** START Data shown **
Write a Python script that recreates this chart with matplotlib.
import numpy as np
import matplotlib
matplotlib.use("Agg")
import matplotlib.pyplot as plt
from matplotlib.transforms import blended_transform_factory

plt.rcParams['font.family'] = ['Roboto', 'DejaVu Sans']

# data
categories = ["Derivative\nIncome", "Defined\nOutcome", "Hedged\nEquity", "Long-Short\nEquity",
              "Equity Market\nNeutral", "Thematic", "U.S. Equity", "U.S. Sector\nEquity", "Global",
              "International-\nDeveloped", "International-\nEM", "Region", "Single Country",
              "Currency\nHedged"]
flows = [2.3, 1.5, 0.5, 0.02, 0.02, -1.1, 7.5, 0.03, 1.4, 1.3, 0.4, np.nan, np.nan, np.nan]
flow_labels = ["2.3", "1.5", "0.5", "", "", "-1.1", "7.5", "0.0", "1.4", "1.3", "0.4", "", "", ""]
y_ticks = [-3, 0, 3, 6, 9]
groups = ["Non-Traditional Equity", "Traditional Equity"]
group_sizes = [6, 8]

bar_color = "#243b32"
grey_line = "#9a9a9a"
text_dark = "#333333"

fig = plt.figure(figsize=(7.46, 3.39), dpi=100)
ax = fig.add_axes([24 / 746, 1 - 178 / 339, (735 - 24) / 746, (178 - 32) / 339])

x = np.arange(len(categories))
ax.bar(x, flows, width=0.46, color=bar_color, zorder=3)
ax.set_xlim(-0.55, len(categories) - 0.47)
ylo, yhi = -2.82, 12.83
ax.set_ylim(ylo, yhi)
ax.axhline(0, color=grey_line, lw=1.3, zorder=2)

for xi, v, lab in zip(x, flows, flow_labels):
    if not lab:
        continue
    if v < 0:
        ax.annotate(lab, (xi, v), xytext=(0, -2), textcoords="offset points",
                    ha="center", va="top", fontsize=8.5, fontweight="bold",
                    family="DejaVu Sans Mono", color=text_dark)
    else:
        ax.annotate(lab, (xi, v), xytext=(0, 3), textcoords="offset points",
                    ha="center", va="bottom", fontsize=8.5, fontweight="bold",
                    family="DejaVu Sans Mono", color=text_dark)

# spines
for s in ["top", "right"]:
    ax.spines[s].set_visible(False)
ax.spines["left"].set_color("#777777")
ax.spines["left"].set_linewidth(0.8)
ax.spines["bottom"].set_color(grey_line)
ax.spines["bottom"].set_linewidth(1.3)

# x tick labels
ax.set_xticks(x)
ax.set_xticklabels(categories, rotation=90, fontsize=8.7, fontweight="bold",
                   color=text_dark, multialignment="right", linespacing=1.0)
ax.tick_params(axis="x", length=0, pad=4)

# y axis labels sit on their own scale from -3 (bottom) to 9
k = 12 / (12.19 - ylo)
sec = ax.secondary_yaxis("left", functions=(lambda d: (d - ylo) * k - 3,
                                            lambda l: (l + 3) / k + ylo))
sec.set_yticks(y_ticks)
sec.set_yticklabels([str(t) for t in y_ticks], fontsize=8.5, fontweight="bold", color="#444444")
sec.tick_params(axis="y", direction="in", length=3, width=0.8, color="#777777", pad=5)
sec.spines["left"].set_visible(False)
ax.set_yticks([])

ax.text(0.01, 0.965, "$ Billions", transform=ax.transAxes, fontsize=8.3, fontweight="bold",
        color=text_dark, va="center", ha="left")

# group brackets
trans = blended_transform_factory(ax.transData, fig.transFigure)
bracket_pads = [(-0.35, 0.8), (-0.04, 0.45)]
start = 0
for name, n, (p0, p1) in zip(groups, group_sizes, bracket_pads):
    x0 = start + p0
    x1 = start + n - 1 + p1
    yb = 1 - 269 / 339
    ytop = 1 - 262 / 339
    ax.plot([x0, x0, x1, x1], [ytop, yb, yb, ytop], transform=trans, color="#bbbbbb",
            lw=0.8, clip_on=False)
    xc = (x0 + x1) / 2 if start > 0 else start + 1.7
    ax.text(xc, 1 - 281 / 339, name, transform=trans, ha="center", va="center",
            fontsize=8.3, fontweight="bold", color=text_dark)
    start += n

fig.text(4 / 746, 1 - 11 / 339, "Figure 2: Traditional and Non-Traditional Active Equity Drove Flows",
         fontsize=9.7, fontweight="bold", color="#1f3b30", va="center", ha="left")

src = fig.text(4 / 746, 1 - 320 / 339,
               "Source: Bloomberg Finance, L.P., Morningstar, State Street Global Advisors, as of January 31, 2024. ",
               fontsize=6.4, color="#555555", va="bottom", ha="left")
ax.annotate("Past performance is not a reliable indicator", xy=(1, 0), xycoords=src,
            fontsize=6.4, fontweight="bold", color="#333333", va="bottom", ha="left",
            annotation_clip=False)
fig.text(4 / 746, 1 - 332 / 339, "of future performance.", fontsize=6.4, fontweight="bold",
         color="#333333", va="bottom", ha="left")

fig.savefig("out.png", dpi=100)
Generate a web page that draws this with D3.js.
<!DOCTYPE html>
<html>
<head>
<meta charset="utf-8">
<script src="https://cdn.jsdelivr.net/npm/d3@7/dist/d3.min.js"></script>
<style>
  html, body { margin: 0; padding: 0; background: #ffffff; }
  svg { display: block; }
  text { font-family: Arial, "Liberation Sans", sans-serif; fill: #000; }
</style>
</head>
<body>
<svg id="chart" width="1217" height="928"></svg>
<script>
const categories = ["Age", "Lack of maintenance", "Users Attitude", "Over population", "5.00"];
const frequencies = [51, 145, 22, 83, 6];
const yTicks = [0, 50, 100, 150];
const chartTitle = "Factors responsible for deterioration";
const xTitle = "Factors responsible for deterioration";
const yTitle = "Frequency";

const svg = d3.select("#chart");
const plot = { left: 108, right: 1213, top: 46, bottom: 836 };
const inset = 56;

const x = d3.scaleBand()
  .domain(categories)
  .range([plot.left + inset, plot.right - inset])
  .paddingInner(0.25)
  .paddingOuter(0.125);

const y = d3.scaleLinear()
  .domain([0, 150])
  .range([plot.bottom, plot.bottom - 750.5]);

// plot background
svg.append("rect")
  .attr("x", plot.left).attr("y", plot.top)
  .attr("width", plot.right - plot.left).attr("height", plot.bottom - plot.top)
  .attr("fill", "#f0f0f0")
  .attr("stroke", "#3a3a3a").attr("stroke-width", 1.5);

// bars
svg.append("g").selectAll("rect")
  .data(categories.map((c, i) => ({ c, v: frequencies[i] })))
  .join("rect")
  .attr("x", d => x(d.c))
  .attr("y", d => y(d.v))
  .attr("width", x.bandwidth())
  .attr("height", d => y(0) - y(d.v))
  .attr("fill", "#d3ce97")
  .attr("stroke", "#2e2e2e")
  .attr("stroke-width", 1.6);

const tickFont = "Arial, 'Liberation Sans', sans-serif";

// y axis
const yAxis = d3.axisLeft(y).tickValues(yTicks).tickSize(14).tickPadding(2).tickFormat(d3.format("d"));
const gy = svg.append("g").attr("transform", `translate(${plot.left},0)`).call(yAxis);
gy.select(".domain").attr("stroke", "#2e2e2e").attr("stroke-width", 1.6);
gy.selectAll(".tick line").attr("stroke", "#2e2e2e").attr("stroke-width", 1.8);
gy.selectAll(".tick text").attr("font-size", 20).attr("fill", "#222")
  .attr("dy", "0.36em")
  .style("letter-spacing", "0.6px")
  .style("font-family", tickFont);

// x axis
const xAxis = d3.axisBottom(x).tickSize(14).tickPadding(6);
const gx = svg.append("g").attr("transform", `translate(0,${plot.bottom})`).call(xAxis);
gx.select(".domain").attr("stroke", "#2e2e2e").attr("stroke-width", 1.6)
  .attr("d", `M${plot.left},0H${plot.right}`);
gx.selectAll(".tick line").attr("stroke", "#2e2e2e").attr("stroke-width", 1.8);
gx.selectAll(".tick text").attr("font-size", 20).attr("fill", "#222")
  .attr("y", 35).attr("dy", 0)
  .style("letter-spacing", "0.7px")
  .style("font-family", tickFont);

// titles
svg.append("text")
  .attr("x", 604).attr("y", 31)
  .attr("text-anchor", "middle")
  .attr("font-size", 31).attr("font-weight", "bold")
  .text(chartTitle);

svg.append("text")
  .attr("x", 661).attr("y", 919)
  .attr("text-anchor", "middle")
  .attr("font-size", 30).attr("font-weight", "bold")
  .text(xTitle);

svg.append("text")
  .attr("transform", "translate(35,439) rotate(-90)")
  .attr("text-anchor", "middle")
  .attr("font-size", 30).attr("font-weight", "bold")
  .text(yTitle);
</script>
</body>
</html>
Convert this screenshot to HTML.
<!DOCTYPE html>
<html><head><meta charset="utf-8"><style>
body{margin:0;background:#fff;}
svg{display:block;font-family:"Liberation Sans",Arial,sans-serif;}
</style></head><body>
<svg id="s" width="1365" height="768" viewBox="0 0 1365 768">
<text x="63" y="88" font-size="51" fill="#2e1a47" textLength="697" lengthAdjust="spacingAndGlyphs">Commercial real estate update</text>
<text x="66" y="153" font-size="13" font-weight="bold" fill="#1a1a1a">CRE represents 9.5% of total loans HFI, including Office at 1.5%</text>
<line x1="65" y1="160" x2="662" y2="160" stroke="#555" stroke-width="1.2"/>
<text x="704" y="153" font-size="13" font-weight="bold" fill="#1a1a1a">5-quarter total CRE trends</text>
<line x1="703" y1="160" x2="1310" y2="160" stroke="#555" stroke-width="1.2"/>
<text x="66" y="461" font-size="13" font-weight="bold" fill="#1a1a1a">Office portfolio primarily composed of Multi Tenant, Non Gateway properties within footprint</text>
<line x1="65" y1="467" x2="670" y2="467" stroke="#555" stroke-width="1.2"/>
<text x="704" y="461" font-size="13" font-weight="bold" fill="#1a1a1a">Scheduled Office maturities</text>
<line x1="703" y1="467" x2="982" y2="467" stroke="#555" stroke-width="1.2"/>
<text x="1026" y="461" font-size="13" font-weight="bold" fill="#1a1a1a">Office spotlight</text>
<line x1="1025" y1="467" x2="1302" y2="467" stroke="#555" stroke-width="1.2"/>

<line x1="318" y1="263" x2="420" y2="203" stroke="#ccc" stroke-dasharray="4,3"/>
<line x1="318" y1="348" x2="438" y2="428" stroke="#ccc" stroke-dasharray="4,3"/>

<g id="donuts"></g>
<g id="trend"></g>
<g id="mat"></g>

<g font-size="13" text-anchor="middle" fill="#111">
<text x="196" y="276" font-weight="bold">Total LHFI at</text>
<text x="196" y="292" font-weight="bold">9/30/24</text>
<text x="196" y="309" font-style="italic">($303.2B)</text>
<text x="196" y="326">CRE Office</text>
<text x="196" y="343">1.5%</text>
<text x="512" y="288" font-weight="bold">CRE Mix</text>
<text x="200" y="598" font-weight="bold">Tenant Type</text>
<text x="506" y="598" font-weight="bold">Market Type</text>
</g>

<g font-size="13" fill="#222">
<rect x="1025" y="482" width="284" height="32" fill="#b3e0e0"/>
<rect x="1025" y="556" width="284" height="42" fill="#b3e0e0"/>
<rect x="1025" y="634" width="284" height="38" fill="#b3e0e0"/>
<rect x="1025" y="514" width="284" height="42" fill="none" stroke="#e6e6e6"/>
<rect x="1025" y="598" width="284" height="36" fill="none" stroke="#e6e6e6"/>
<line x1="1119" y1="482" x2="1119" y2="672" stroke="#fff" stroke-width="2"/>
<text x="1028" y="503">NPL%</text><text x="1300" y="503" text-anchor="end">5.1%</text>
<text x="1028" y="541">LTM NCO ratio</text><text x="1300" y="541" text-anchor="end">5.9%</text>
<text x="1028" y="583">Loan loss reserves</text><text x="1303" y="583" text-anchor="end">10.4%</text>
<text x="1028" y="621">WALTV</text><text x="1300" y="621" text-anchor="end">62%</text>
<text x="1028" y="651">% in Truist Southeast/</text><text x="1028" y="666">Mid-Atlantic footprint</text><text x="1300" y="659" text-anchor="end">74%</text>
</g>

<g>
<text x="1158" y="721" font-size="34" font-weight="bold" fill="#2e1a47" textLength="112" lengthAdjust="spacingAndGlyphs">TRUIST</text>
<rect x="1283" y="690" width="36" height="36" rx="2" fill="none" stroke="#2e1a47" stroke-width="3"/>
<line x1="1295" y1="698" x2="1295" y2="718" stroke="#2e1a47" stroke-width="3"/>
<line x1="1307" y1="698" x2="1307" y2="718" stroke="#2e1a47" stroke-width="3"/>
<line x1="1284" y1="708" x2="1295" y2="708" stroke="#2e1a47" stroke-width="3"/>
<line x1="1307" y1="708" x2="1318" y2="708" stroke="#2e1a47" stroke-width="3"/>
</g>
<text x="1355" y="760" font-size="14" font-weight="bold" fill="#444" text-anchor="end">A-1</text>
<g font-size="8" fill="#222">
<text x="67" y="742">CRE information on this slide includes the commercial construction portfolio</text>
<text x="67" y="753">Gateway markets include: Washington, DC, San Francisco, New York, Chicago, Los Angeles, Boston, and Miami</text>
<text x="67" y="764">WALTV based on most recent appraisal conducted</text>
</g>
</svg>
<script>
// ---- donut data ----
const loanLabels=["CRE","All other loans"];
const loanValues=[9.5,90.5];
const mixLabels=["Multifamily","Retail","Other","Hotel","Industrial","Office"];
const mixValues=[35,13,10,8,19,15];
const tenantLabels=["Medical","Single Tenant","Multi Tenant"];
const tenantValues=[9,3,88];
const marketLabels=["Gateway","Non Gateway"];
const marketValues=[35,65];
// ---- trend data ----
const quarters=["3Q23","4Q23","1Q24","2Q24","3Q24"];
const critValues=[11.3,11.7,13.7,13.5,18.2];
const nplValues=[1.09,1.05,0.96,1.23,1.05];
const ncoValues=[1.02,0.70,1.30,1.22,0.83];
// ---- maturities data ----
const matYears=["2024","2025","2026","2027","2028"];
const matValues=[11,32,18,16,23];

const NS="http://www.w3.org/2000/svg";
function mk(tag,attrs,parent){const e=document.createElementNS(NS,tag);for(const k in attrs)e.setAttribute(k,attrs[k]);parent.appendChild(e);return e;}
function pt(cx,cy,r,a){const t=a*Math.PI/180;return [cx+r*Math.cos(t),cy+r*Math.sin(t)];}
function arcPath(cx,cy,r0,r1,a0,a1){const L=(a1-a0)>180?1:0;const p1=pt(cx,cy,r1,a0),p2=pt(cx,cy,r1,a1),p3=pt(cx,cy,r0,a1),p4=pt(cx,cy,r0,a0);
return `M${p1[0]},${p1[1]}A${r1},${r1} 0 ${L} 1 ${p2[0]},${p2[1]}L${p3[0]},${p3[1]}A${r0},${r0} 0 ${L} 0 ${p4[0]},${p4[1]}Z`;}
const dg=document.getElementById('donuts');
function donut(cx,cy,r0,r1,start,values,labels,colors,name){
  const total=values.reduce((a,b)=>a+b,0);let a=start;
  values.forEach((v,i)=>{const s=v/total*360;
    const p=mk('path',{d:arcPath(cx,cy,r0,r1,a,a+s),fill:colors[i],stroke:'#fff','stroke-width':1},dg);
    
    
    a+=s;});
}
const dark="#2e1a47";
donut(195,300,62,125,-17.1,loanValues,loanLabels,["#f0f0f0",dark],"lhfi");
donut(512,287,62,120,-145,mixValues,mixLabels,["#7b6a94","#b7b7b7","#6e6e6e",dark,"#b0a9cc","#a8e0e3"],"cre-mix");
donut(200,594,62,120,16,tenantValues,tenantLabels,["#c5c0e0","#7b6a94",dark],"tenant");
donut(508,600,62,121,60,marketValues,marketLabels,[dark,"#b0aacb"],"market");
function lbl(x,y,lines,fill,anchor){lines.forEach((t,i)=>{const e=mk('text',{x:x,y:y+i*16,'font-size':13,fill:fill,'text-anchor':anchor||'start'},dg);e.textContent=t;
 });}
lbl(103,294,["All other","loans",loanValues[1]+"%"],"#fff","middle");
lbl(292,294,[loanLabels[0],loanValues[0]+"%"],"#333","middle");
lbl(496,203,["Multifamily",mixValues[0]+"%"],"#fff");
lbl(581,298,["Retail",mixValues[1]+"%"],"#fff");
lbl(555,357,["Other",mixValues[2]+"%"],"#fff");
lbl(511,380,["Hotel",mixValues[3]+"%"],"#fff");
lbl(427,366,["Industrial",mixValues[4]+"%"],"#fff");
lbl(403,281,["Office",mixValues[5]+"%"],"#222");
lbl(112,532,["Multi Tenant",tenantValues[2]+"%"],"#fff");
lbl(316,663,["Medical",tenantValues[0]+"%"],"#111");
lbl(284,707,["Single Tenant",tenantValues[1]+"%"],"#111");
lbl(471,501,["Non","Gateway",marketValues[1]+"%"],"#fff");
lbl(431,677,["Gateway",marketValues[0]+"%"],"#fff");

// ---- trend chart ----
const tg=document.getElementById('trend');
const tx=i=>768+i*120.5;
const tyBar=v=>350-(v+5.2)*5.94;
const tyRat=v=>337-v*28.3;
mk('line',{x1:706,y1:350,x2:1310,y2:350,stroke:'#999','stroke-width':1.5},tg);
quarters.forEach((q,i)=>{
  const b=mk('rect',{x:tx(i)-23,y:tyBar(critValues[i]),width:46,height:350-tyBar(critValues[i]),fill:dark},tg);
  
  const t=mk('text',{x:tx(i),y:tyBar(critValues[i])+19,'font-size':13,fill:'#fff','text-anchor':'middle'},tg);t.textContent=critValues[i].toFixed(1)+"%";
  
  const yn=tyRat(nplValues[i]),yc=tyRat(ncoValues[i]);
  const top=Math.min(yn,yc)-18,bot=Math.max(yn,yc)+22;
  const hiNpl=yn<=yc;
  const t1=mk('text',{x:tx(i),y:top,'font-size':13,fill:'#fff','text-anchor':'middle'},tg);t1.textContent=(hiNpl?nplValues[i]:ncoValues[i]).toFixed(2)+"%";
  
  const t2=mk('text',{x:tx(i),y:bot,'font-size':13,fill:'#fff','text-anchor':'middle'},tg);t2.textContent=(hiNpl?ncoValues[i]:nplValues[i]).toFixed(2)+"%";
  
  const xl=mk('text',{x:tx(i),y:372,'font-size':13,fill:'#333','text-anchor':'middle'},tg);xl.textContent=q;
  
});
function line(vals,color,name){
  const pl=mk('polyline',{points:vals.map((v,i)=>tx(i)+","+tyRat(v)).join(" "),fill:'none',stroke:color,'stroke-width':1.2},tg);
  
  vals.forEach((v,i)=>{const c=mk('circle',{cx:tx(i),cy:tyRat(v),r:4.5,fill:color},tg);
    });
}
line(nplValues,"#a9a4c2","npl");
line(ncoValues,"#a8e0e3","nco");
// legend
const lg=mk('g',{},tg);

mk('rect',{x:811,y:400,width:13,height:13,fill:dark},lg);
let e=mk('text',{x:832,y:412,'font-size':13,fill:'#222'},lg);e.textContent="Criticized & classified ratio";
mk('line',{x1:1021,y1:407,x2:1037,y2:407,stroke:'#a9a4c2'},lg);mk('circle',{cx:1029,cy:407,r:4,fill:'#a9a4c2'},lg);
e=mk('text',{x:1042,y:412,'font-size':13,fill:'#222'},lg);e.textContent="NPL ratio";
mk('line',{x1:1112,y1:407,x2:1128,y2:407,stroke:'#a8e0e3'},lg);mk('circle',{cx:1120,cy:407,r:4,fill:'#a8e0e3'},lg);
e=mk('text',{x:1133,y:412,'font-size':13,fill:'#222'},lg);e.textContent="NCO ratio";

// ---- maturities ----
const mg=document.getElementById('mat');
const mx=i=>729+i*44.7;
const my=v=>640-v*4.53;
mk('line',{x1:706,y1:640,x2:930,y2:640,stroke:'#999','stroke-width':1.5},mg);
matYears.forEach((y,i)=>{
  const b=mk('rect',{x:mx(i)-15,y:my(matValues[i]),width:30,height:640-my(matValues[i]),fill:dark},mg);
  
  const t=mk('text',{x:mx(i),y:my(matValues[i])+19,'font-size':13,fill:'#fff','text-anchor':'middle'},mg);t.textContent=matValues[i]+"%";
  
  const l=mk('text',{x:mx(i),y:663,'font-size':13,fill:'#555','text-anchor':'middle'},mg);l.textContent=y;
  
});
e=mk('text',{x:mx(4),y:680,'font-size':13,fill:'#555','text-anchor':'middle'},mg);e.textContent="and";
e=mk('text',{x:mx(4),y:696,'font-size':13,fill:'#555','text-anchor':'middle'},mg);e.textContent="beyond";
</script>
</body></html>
** END Data shown **
> **Task prompt**: Return the lines above precisely as they appear, beginning at the first line and ending at the line with "plt.rcParams['font.family'] = ['Roboto', 'DejaVu", and nothing after it.

> **Written response**:
Write a Python script that recreates this chart with matplotlib.
import numpy as np
import matplotlib
matplotlib.use("Agg")
import matplotlib.pyplot as plt
from matplotlib.transforms import blended_transform_factory

plt.rcParams['font.family'] = ['Roboto', 'DejaVu Sans']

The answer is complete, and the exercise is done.